Friday, June 11, 2010
2.38. SILENCE AND REFLECTION (to be continued)
God says
And nothing has prevented Us from sending [this message, like the earlier ones,] with miraculous signs [in its wake] save [Our knowledge] that the people of olden times [only too often] gave the lie to them:* thus We provided for [the tribe of] Thamud the she camel as a light-giving portent, and they signed against it.** And never did We send those signs for any other purpose than to convey a warning -- Q.17:59
*This highly elliptic sentence has a fundamental bearing on the purport of the Quran as a whole. In many places the Quran stresses the fact that the Prophet Muhammad, despite of being the last and greatest of God’s apostles, was not empowered to perform miracles, similar to those the earlier prophets are said to have reinforced their verbal messages.
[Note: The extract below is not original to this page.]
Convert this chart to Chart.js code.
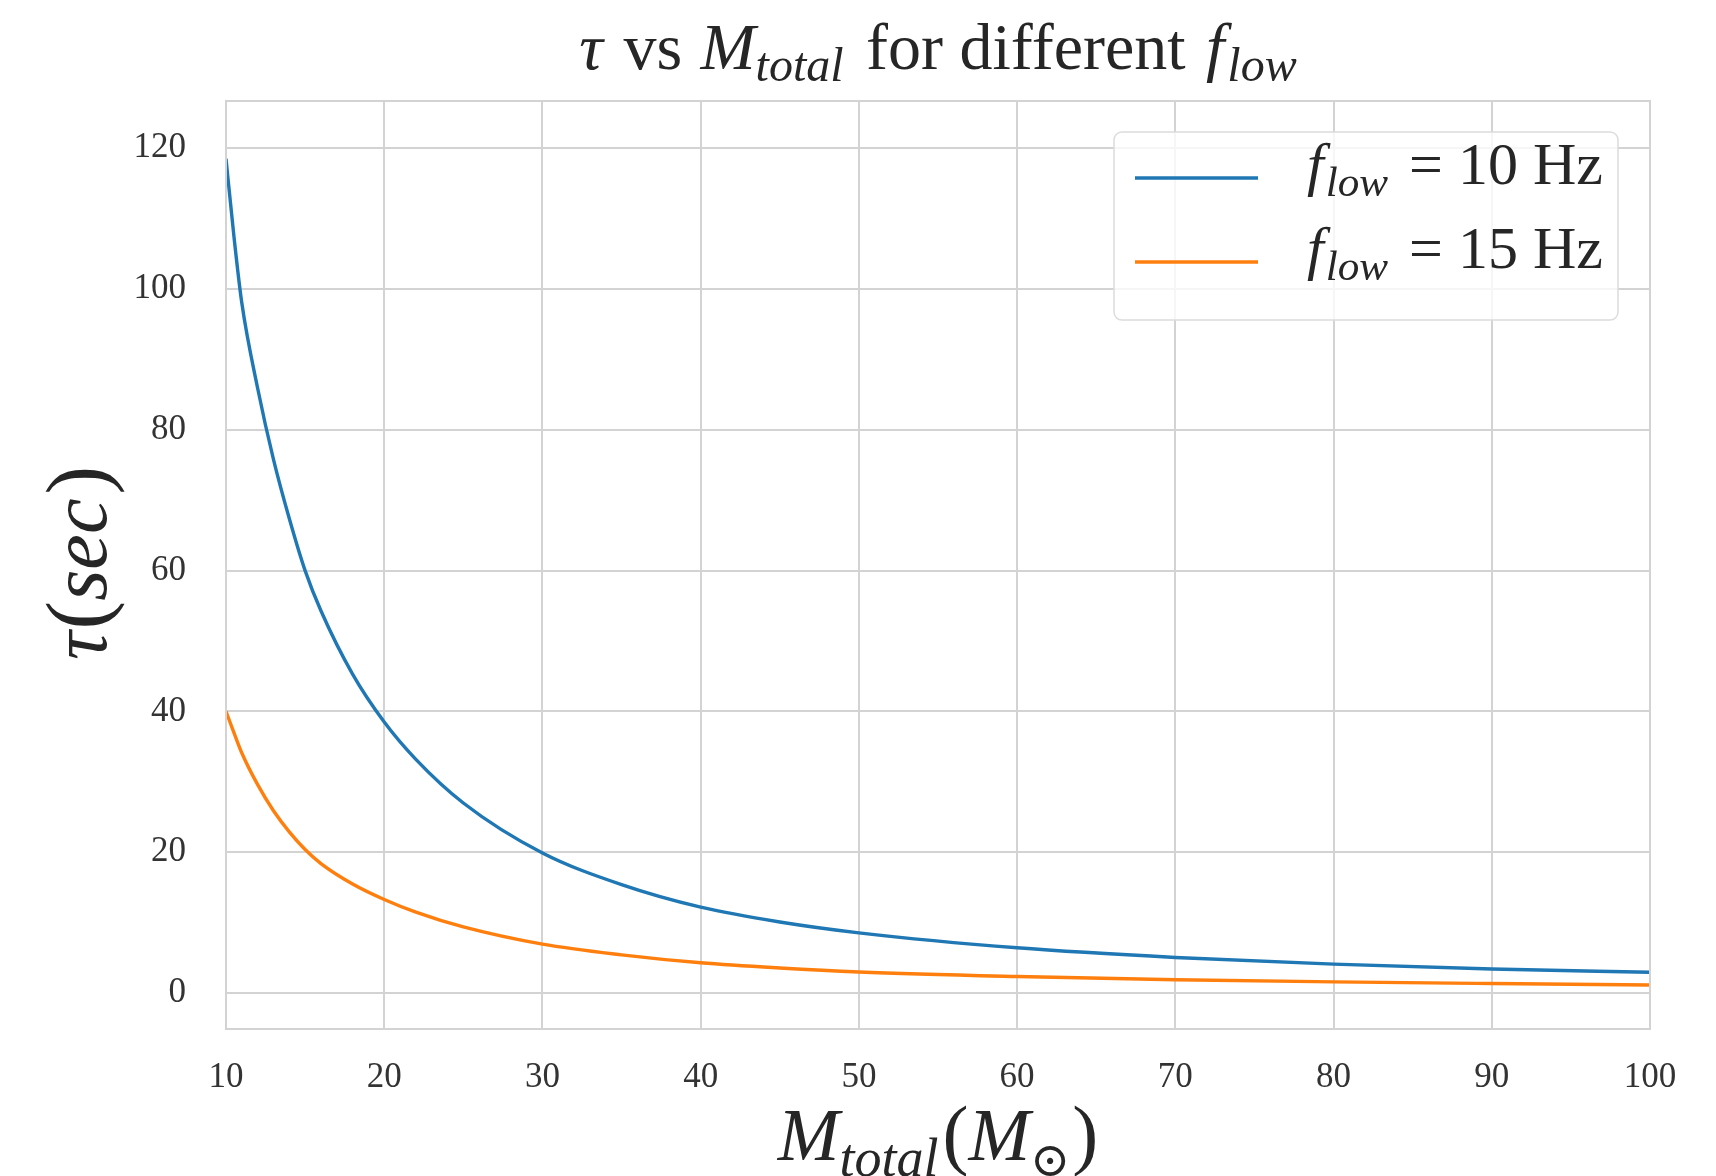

His only miracle was and is the Quran itself – a message perfect in its lucidity and ethical comprehensiveness, destined for all times and all stages of human development, addressed not only to the feelings but also to the minds of men, open to everyone, whatever his race or social environment, and bound to remain unchanged forever. Since the earlier prophets invariably appealed their own community and their own time alone, their teachings were of necessity, were circumscribed by the social and intellectual conditions of that particular community and time; and since the people to whom they addressed themselves had not yet reached the stage of independent thinking, those prophets stood in need of symbolic portents or miracles in order to make the people concerned realize the inner truth of their mission. The message of the Quran, on the other hand, was revealed at a time when mankind (and in particular, that part of it which inhabited the region marked by the earlier, Judaeo-Cristian religious development) had reached a degree of maturity which henceforth enabled it to grasp an ideology as such without the aid those persuasive portents and miraculous demonstrations which in the past, as the above verse points out, only too often gave rise to new, grave misconceptions.
Prophet said
“It is part of the excellence of a person’s Islam that he should discard what is of no benefit to him either in this world or the hereafter” – H: Tirmizi. N: Abu Hurairah.